# Data excerpt

****************

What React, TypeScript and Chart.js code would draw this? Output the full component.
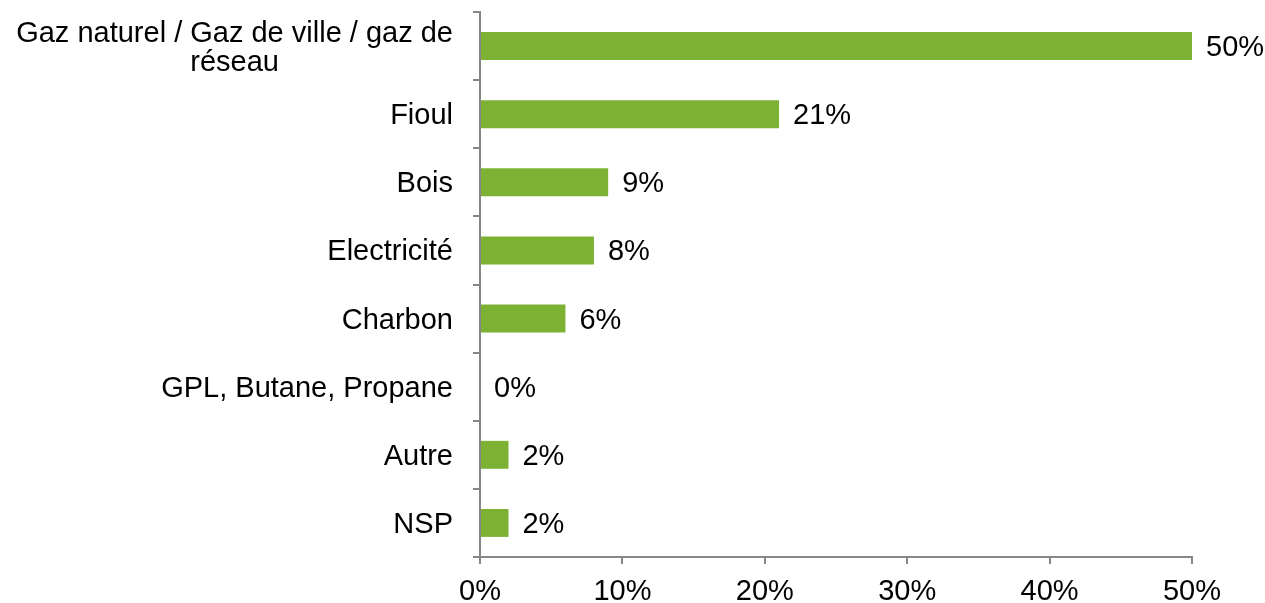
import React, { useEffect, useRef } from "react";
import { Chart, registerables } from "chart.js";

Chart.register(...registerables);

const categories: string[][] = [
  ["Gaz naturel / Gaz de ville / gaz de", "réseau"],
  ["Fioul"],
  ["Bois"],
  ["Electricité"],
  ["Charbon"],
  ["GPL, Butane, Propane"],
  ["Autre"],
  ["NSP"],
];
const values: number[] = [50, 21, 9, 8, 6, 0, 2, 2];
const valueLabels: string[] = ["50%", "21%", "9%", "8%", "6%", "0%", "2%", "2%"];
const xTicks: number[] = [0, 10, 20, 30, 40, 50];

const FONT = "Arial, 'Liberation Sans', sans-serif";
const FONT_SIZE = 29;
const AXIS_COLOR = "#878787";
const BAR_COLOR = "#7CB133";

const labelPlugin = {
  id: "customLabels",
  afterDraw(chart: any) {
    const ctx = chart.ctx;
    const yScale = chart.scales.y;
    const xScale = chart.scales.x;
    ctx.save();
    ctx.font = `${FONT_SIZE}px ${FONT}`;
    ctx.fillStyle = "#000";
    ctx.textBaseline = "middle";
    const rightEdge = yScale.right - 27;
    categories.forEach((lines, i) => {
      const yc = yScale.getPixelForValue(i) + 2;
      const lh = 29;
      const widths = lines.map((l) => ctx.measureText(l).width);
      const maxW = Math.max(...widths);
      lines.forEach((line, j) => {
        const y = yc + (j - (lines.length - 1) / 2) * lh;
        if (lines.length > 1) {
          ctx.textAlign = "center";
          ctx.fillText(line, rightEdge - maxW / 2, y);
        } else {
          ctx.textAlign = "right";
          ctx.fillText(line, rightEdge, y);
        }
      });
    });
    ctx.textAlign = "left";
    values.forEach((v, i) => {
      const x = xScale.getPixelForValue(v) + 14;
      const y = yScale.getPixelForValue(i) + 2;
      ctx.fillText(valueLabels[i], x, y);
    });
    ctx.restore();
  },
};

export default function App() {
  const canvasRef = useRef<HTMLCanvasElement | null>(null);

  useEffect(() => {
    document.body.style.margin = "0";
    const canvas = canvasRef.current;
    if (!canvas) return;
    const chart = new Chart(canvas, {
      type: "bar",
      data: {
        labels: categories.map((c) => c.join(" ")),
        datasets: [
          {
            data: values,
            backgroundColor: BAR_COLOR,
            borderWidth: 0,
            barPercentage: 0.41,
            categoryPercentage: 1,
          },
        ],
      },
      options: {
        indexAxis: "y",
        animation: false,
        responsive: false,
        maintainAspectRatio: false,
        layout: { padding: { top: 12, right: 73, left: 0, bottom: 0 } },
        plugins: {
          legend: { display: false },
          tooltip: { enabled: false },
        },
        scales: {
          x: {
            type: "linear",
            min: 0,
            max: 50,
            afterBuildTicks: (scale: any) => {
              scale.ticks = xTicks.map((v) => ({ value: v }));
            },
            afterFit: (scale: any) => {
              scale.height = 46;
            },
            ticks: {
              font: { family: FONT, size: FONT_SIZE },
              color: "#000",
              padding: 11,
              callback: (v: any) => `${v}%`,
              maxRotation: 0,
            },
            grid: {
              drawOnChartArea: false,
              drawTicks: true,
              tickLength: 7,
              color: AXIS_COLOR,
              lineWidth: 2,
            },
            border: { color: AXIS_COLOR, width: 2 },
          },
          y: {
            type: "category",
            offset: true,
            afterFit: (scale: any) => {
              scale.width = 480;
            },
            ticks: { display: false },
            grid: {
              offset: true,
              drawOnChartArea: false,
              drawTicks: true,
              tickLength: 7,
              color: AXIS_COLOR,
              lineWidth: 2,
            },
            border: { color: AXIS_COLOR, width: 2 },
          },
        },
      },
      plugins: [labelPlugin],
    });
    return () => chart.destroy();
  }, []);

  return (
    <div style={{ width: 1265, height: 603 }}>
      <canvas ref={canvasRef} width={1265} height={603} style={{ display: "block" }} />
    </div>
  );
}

****************

# The problem
Write out the data precisely as given, excluding the pictures.

# The reply
What React, TypeScript and Chart.js code would draw this? Output the full component.
import React, { useEffect, useRef } from "react";
import { Chart, registerables } from "chart.js";

Chart.register(...registerables);

const categories: string[][] = [
  ["Gaz naturel / Gaz de ville / gaz de", "réseau"],
  ["Fioul"],
  ["Bois"],
  ["Electricité"],
  ["Charbon"],
  ["GPL, Butane, Propane"],
  ["Autre"],
  ["NSP"],
];
const values: number[] = [50, 21, 9, 8, 6, 0, 2, 2];
const valueLabels: string[] = ["50%", "21%", "9%", "8%", "6%", "0%", "2%", "2%"];
const xTicks: number[] = [0, 10, 20, 30, 40, 50];

const FONT = "Arial, 'Liberation Sans', sans-serif";
const FONT_SIZE = 29;
const AXIS_COLOR = "#878787";
const BAR_COLOR = "#7CB133";

const labelPlugin = {
  id: "customLabels",
  afterDraw(chart: any) {
    const ctx = chart.ctx;
    const yScale = chart.scales.y;
    const xScale = chart.scales.x;
    ctx.save();
    ctx.font = `${FONT_SIZE}px ${FONT}`;
    ctx.fillStyle = "#000";
    ctx.textBaseline = "middle";
    const rightEdge = yScale.right - 27;
    categories.forEach((lines, i) => {
      const yc = yScale.getPixelForValue(i) + 2;
      const lh = 29;
      const widths = lines.map((l) => ctx.measureText(l).width);
      const maxW = Math.max(...widths);
      lines.forEach((line, j) => {
        const y = yc + (j - (lines.length - 1) / 2) * lh;
        if (lines.length > 1) {
          ctx.textAlign = "center";
          ctx.fillText(line, rightEdge - maxW / 2, y);
        } else {
          ctx.textAlign = "right";
          ctx.fillText(line, rightEdge, y);
        }
      });
    });
    ctx.textAlign = "left";
    values.forEach((v, i) => {
      const x = xScale.getPixelForValue(v) + 14;
      const y = yScale.getPixelForValue(i) + 2;
      ctx.fillText(valueLabels[i], x, y);
    });
    ctx.restore();
  },
};

export default function App() {
  const canvasRef = useRef<HTMLCanvasElement | null>(null);

  useEffect(() => {
    document.body.style.margin = "0";
    const canvas = canvasRef.current;
    if (!canvas) return;
    const chart = new Chart(canvas, {
      type: "bar",
      data: {
        labels: categories.map((c) => c.join(" ")),
        datasets: [
          {
            data: values,
            backgroundColor: BAR_COLOR,
            borderWidth: 0,
            barPercentage: 0.41,
            categoryPercentage: 1,
          },
        ],
      },
      options: {
        indexAxis: "y",
        animation: false,
        responsive: false,
        maintainAspectRatio: false,
        layout: { padding: { top: 12, right: 73, left: 0, bottom: 0 } },
        plugins: {
          legend: { display: false },
          tooltip: { enabled: false },
        },
        scales: {
          x: {
            type: "linear",
            min: 0,
            max: 50,
            afterBuildTicks: (scale: any) => {
              scale.ticks = xTicks.map((v) => ({ value: v }));
            },
            afterFit: (scale: any) => {
              scale.height = 46;
            },
            ticks: {
              font: { family: FONT, size: FONT_SIZE },
              color: "#000",
              padding: 11,
              callback: (v: any) => `${v}%`,
              maxRotation: 0,
            },
            grid: {
              drawOnChartArea: false,
              drawTicks: true,
              tickLength: 7,
              color: AXIS_COLOR,
              lineWidth: 2,
            },
            border: { color: AXIS_COLOR, width: 2 },
          },
          y: {
            type: "category",
            offset: true,
            afterFit: (scale: any) => {
              scale.width = 480;
            },
            ticks: { display: false },
            grid: {
              offset: true,
              drawOnChartArea: false,
              drawTicks: true,
              tickLength: 7,
              color: AXIS_COLOR,
              lineWidth: 2,
            },
            border: { color: AXIS_COLOR, width: 2 },
          },
        },
      },
      plugins: [labelPlugin],
    });
    return () => chart.destroy();
  }, []);

  return (
    <div style={{ width: 1265, height: 603 }}>
      <canvas ref={canvasRef} width={1265} height={603} style={{ display: "block" }} />
    </div>
  );
}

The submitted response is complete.